— Short exercise —
Reproduce the listing exactly, with no pictures in your copy.

— Material —
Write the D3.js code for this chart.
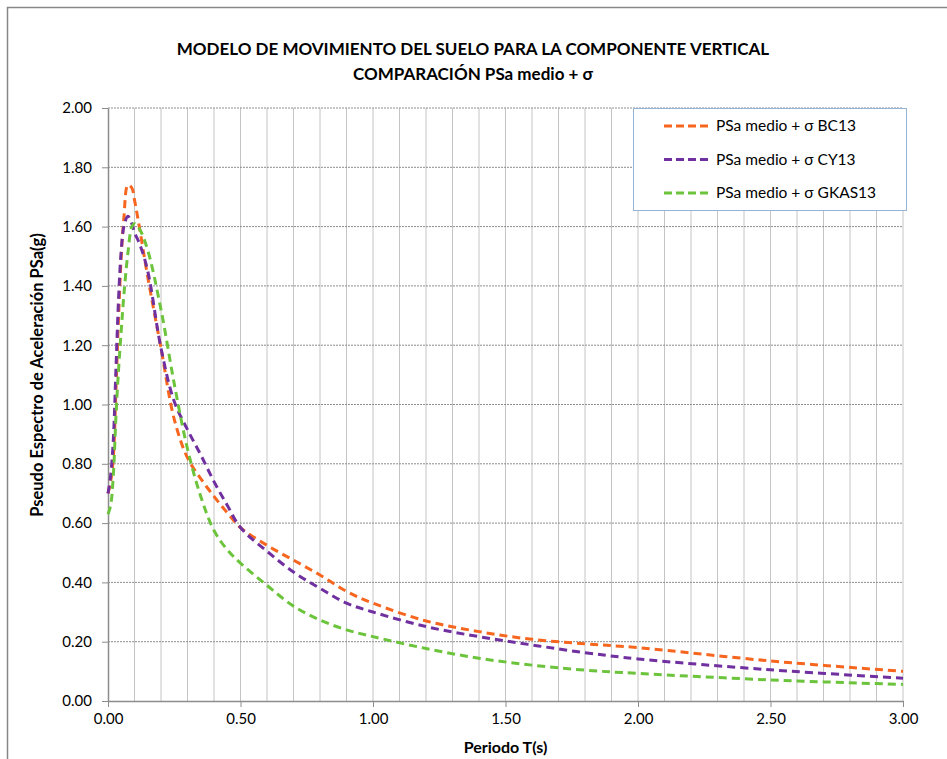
<!DOCTYPE html>
<html>
<head>
<meta charset="utf-8">
<script src="https://cdn.jsdelivr.net/npm/d3@7"></script>
<style>
  body { margin: 0; background: #fff; }
  text { font-family: Lato, "Open Sans", sans-serif; fill: #000; }
</style>
</head>
<body>
<svg id="chart" width="947" height="759"></svg>
<script>
// Periodo T(s) -- shared by all three models
var periods = [0, 0.01, 0.02, 0.03, 0.04, 0.05, 0.06, 0.075, 0.09, 0.1, 0.12, 0.15,
  0.2, 0.25, 0.3, 0.35, 0.4, 0.45, 0.5, 0.6, 0.7, 0.8, 0.9, 1.0, 1.2, 1.4, 1.6,
  1.8, 2.0, 2.5, 3.0];

// PSa medio + sigma, in g
var bc13 = [0.70, 0.74, 0.82, 1.05, 1.30, 1.50, 1.63, 1.74, 1.73, 1.69, 1.59, 1.43,
  1.19, 0.95, 0.82, 0.75, 0.69, 0.635, 0.585, 0.525, 0.475, 0.425, 0.37, 0.33, 0.27,
  0.234, 0.208, 0.193, 0.18, 0.135, 0.10];
var cy13 = [0.70, 0.76, 0.88, 1.12, 1.36, 1.52, 1.60, 1.635, 1.61, 1.58, 1.54, 1.45,
  1.19, 1.01, 0.915, 0.83, 0.74, 0.66, 0.585, 0.505, 0.435, 0.38, 0.33, 0.30, 0.251,
  0.217, 0.189, 0.163, 0.142, 0.105, 0.077];
var gkas13 = [0.63, 0.66, 0.76, 0.96, 1.12, 1.25, 1.37, 1.51, 1.60, 1.61, 1.59, 1.52,
  1.32, 1.07, 0.85, 0.69, 0.575, 0.51, 0.465, 0.39, 0.32, 0.273, 0.24, 0.217, 0.177,
  0.144, 0.121, 0.104, 0.093, 0.071, 0.056];

var seriesNames = ["PSa medio + σ BC13", "PSa medio + σ CY13", "PSa medio + σ GKAS13"];
var seriesColors = ["#f6661f", "#7030a0", "#6cc43c"];
var xTicks = [0, 0.5, 1.0, 1.5, 2.0, 2.5, 3.0];
var yTicks = [0, 0.2, 0.4, 0.6, 0.8, 1.0, 1.2, 1.4, 1.6, 1.8, 2.0];

var svg = d3.select("#chart");
var plotL = 108, plotR = 903, plotT = 108, plotB = 701;

var x = d3.scaleLinear().domain([0, 3]).range([plotL, plotR]);
var y = d3.scaleLinear().domain([0, 2]).range([plotB, plotT]);

// outer chart frame
svg.append("path")
  .attr("d", "M7.5,759 V7.5 H947")
  .attr("fill", "none").attr("stroke", "#878787").attr("stroke-width", 1.5);

// titles
var title = svg.append("text")
  .attr("text-anchor", "middle")
  .style("font-weight", "bold").style("font-size", "17px");
title.append("tspan").attr("x", 473).attr("y", 55)
  .text("MODELO DE MOVIMIENTO DEL SUELO PARA LA COMPONENTE VERTICAL");
title.append("tspan").attr("x", 473).attr("y", 80)
  .text("COMPARACIÓN PSa medio + σ");

// vertical gridlines every 0.1 s
svg.append("g").selectAll("line")
  .data(d3.range(1, 31).map(function (i) { return i / 10; }))
  .enter().append("line")
  .attr("x1", function (d) { return x(d); }).attr("x2", function (d) { return x(d); })
  .attr("y1", plotT).attr("y2", plotB)
  .attr("stroke", "#c4c4c4").attr("stroke-width", 1);

// horizontal dotted gridlines
svg.append("g").selectAll("line")
  .data(yTicks.slice(1))
  .enter().append("line")
  .attr("x1", plotL).attr("x2", plotR)
  .attr("y1", function (d) { return y(d); }).attr("y2", function (d) { return y(d); })
  .attr("stroke", "#8c8c8c").attr("stroke-width", 1)
  .attr("stroke-dasharray", "2,1");

// axes
var xAxis = svg.append("g")
  .attr("transform", "translate(0," + plotB + ")")
  .call(d3.axisBottom(x).tickValues(xTicks).tickFormat(d3.format(".2f"))
    .tickSizeInner(6).tickSizeOuter(0).tickPadding(6));
var yAxis = svg.append("g")
  .attr("transform", "translate(" + plotL + ",0)")
  .call(d3.axisLeft(y).tickValues(yTicks).tickFormat(d3.format(".2f"))
    .tickSizeInner(6).tickSizeOuter(0).tickPadding(10));

[xAxis, yAxis].forEach(function (ax) {
  ax.select(".domain").attr("stroke", "#8c8c8c").attr("stroke-width", 1.5);
  ax.selectAll(".tick line").attr("stroke", "#8c8c8c");
  ax.selectAll(".tick text").style("font-size", "15px")
    .style("font-family", "Lato, sans-serif").attr("fill", "#000");
});

svg.append("text")
  .attr("x", (plotL + plotR) / 2).attr("y", 753).attr("text-anchor", "middle")
  .style("font-weight", "bold").style("font-size", "16px")
  .text("Periodo T(s)");
svg.append("text")
  .attr("transform", "translate(43,375) rotate(-90)")
  .attr("text-anchor", "middle")
  .style("font-weight", "bold").style("font-size", "16.5px")
  .text("Pseudo Espectro de Aceleración PSa(g)");

// curves
var line = d3.line()
  .x(function (d) { return x(d[0]); })
  .y(function (d) { return y(d[1]); })
  .curve(d3.curveCatmullRom.alpha(0.5));

[bc13, cy13, gkas13].forEach(function (vals, i) {
  svg.append("path")
    .datum(periods.map(function (p, j) { return [p, vals[j]]; }))
    .attr("d", line)
    .attr("fill", "none")
    .attr("stroke", seriesColors[i])
    .attr("stroke-width", 3)
    .attr("stroke-dasharray", "8,5");
});

// legend
var legend = svg.append("g");
legend.append("rect")
  .attr("x", 633.5).attr("y", 108.5).attr("width", 273).attr("height", 102)
  .attr("fill", "#fff").attr("stroke", "#95b3d7").attr("stroke-width", 1);
seriesNames.forEach(function (name, i) {
  var ly = 126 + i * 33.5;
  legend.append("line")
    .attr("x1", 664).attr("x2", 711).attr("y1", ly).attr("y2", ly)
    .attr("stroke", seriesColors[i]).attr("stroke-width", 3)
    .attr("stroke-dasharray", "8,4");
  legend.append("text")
    .attr("x", 716).attr("y", ly + 5)
    .style("font-size", "15.5px")
    .text(name);
});
</script>
</body>
</html>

— Answer to the exercise —
Write the D3.js code for this chart.
<!DOCTYPE html>
<html>
<head>
<meta charset="utf-8">
<script src="https://cdn.jsdelivr.net/npm/d3@7"></script>
<style>
  body { margin: 0; background: #fff; }
  text { font-family: Lato, "Open Sans", sans-serif; fill: #000; }
</style>
</head>
<body>
<svg id="chart" width="947" height="759"></svg>
<script>
// Periodo T(s) -- shared by all three models
var periods = [0, 0.01, 0.02, 0.03, 0.04, 0.05, 0.06, 0.075, 0.09, 0.1, 0.12, 0.15,
  0.2, 0.25, 0.3, 0.35, 0.4, 0.45, 0.5, 0.6, 0.7, 0.8, 0.9, 1.0, 1.2, 1.4, 1.6,
  1.8, 2.0, 2.5, 3.0];

// PSa medio + sigma, in g
var bc13 = [0.70, 0.74, 0.82, 1.05, 1.30, 1.50, 1.63, 1.74, 1.73, 1.69, 1.59, 1.43,
  1.19, 0.95, 0.82, 0.75, 0.69, 0.635, 0.585, 0.525, 0.475, 0.425, 0.37, 0.33, 0.27,
  0.234, 0.208, 0.193, 0.18, 0.135, 0.10];
var cy13 = [0.70, 0.76, 0.88, 1.12, 1.36, 1.52, 1.60, 1.635, 1.61, 1.58, 1.54, 1.45,
  1.19, 1.01, 0.915, 0.83, 0.74, 0.66, 0.585, 0.505, 0.435, 0.38, 0.33, 0.30, 0.251,
  0.217, 0.189, 0.163, 0.142, 0.105, 0.077];
var gkas13 = [0.63, 0.66, 0.76, 0.96, 1.12, 1.25, 1.37, 1.51, 1.60, 1.61, 1.59, 1.52,
  1.32, 1.07, 0.85, 0.69, 0.575, 0.51, 0.465, 0.39, 0.32, 0.273, 0.24, 0.217, 0.177,
  0.144, 0.121, 0.104, 0.093, 0.071, 0.056];

var seriesNames = ["PSa medio + σ BC13", "PSa medio + σ CY13", "PSa medio + σ GKAS13"];
var seriesColors = ["#f6661f", "#7030a0", "#6cc43c"];
var xTicks = [0, 0.5, 1.0, 1.5, 2.0, 2.5, 3.0];
var yTicks = [0, 0.2, 0.4, 0.6, 0.8, 1.0, 1.2, 1.4, 1.6, 1.8, 2.0];

var svg = d3.select("#chart");
var plotL = 108, plotR = 903, plotT = 108, plotB = 701;

var x = d3.scaleLinear().domain([0, 3]).range([plotL, plotR]);
var y = d3.scaleLinear().domain([0, 2]).range([plotB, plotT]);

// outer chart frame
svg.append("path")
  .attr("d", "M7.5,759 V7.5 H947")
  .attr("fill", "none").attr("stroke", "#878787").attr("stroke-width", 1.5);

// titles
var title = svg.append("text")
  .attr("text-anchor", "middle")
  .style("font-weight", "bold").style("font-size", "17px");
title.append("tspan").attr("x", 473).attr("y", 55)
  .text("MODELO DE MOVIMIENTO DEL SUELO PARA LA COMPONENTE VERTICAL");
title.append("tspan").attr("x", 473).attr("y", 80)
  .text("COMPARACIÓN PSa medio + σ");

// vertical gridlines every 0.1 s
svg.append("g").selectAll("line")
  .data(d3.range(1, 31).map(function (i) { return i / 10; }))
  .enter().append("line")
  .attr("x1", function (d) { return x(d); }).attr("x2", function (d) { return x(d); })
  .attr("y1", plotT).attr("y2", plotB)
  .attr("stroke", "#c4c4c4").attr("stroke-width", 1);

// horizontal dotted gridlines
svg.append("g").selectAll("line")
  .data(yTicks.slice(1))
  .enter().append("line")
  .attr("x1", plotL).attr("x2", plotR)
  .attr("y1", function (d) { return y(d); }).attr("y2", function (d) { return y(d); })
  .attr("stroke", "#8c8c8c").attr("stroke-width", 1)
  .attr("stroke-dasharray", "2,1");

// axes
var xAxis = svg.append("g")
  .attr("transform", "translate(0," + plotB + ")")
  .call(d3.axisBottom(x).tickValues(xTicks).tickFormat(d3.format(".2f"))
    .tickSizeInner(6).tickSizeOuter(0).tickPadding(6));
var yAxis = svg.append("g")
  .attr("transform", "translate(" + plotL + ",0)")
  .call(d3.axisLeft(y).tickValues(yTicks).tickFormat(d3.format(".2f"))
    .tickSizeInner(6).tickSizeOuter(0).tickPadding(10));

[xAxis, yAxis].forEach(function (ax) {
  ax.select(".domain").attr("stroke", "#8c8c8c").attr("stroke-width", 1.5);
  ax.selectAll(".tick line").attr("stroke", "#8c8c8c");
  ax.selectAll(".tick text").style("font-size", "15px")
    .style("font-family", "Lato, sans-serif").attr("fill", "#000");
});

svg.append("text")
  .attr("x", (plotL + plotR) / 2).attr("y", 753).attr("text-anchor", "middle")
  .style("font-weight", "bold").style("font-size", "16px")
  .text("Periodo T(s)");
svg.append("text")
  .attr("transform", "translate(43,375) rotate(-90)")
  .attr("text-anchor", "middle")
  .style("font-weight", "bold").style("font-size", "16.5px")
  .text("Pseudo Espectro de Aceleración PSa(g)");

// curves
var line = d3.line()
  .x(function (d) { return x(d[0]); })
  .y(function (d) { return y(d[1]); })
  .curve(d3.curveCatmullRom.alpha(0.5));

[bc13, cy13, gkas13].forEach(function (vals, i) {
  svg.append("path")
    .datum(periods.map(function (p, j) { return [p, vals[j]]; }))
    .attr("d", line)
    .attr("fill", "none")
    .attr("stroke", seriesColors[i])
    .attr("stroke-width", 3)
    .attr("stroke-dasharray", "8,5");
});

// legend
var legend = svg.append("g");
legend.append("rect")
  .attr("x", 633.5).attr("y", 108.5).attr("width", 273).attr("height", 102)
  .attr("fill", "#fff").attr("stroke", "#95b3d7").attr("stroke-width", 1);
seriesNames.forEach(function (name, i) {
  var ly = 126 + i * 33.5;
  legend.append("line")
    .attr("x1", 664).attr("x2", 711).attr("y1", ly).attr("y2", ly)
    .attr("stroke", seriesColors[i]).attr("stroke-width", 3)
    .attr("stroke-dasharray", "8,4");
  legend.append("text")
    .attr("x", 716).attr("y", ly + 5)
    .style("font-size", "15.5px")
    .text(name);
});
</script>
</body>
</html>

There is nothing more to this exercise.